Absent the impermissible inference, there was no evidence to establish that the driver had notice of the allegedly dangerous condition. Absent notice, the driver had no duty to warn the plaintiff. Absent a duty to warn, it was improper for the court to submit to the jury the specification of negligence relating to the defendant's alleged failure to warn the plaintiff of the allegedly dangerous condition caused by ice in the aisle of the bus As we determined in part I, the general verdict rule does not apply to this case. Accordingly, because the jury could have based its verdict on a specification of negligence that was not properly before it, reversal is appropriate.
The judgment is reversed and the case is remanded for a new trial.
1. The defendant also claims that the court improperly instructed the jury in a manner that permitted it to find that it was negligent if the jury found that there was merely moisture on the floor of the bus as opposed to snow and ice. Because we find that the defendant's first issue is dispositive, we need not address its instructional claim.
2. The complaint set forth several specifications of negligence, which can be summarized as follows: (1) the bus operator was inattentive in not allowing passengers a reasonable amount of time to walk in the aisle of the bus and take seats before the bus left the stop; (2) the bus operator failed to manage and operate the bus so that the plaintiff could walk to her seat in safety; (3) the bus operator failed to give the plaintiff any warning regarding the dangerous condition of the aisle of the bus or of his intention to drive away from the bus stop before she reached her seat so that she could avail herself of the handrails; (4) the bus operator failed to operate, steer or guide the bus in such a way as to permit the plaintiff to walk to her seat safely; (5) the bus operator failed to view or inspect the aisle of the bus to determine whether it was safe to permit passengers to walk to their seats; (6) the bus operator failed to use due care as would a reasonably prudent person under the circumstances; (7) the defendant failed to meet its duty as a common carrier of passengers to provide the plaintiff with a safe place to walk to her seat; (8) the defendant failed to properly view and inspect the aisle of its buses to determine whether it was safe for passengers to walk while the bus was driving away from the bus stop; (9) the defendant failed to train and instruct the operators of its buses in the need to wait for boarding passengers to seat themselves or to warn passengers, such as the plaintiff, that the bus was about to depart from the bus stop, when the aisle of the bus was wet and slippery from ice, snow and water; (10) the defendant failed to place nonslip mats or other devices on its buses when snow, sleet or rain was falling to provide for the reasonable safety of its passengers; and (11) the defendant failed to use due care as would a reasonably prudent person under the circumstances then and there existing.
3. See footnote 1.
4. See also Doe v. Yale University, 252 Conn. 641, 662 n. 19, 748 A.2d 834 (2000) (concluding that general verdict rule did not apply because plaintiff asserted only one legal theory of recovery).

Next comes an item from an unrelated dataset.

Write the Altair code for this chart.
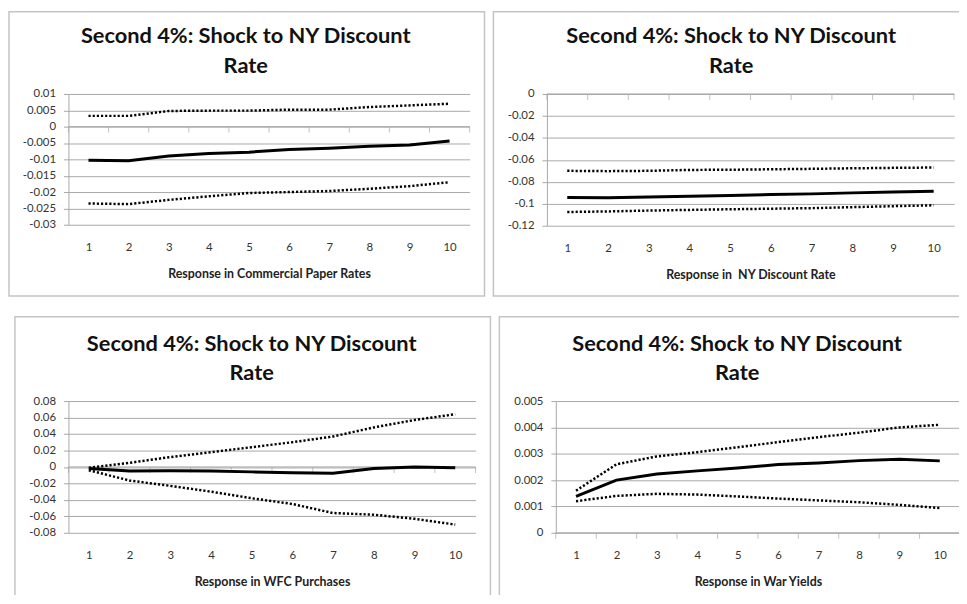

5. The defendant also argues that the court improperly included the plaintiff's specifications of negligence relating to the defendant's alleged breach of a duty to provide mats on the aisle of the bus, and its alleged failure to inspect the floor of the bus. We need not address those issues because we conclude that the issue of whether the court improperly submitted the specification of negligence relating to an alleged failure to warn is dispositive.
6. The defendant took exception to the court's charge, stating that there was “no evidence from which the jury could reasonably infer that [the allegedly dangerous condition caused by ice and snow] existed for such a long period of time that the bus driver could be charged with constructive notice ․”
7. “[I]t is unquestionably the duty of the carrier to provide its passengers with a reasonably safe place to alight.” Josephson v. Meyers, supra, 180 Conn. at 305-306, 429 A.2d 877; see also 14 Am. Jur. 2d 329, Carriers § 985 (2000); annot., Liability of Motorbus Carrier to Passenger Injured Through Fall While Alighting from Vehicle, 9 A.L.R.2d 938, § 5 (1950); annot., Liability of Carrier for Injury to Passenger as Result of Ice, Snow, or Rain on Exposed or Interior Portions of Car or Vessel, 117 A.L.R. 522, 536-37 (1938).
8. To the extent that the plaintiff alleged that her fall was caused by water on the aisle of the bus, this case is similarly distinguishable from Dunne because the plaintiff's testimony indicated that she either saw or was aware of the water on the floor of the bus prior to slipping. Common carriers have no duty to warn a passenger of a danger when he or she already has apprehended it. See Bowes v. New England Transportation Co., supra, 126 Conn. at 205, 10 A.2d 589.
In this opinion the other judges concurred.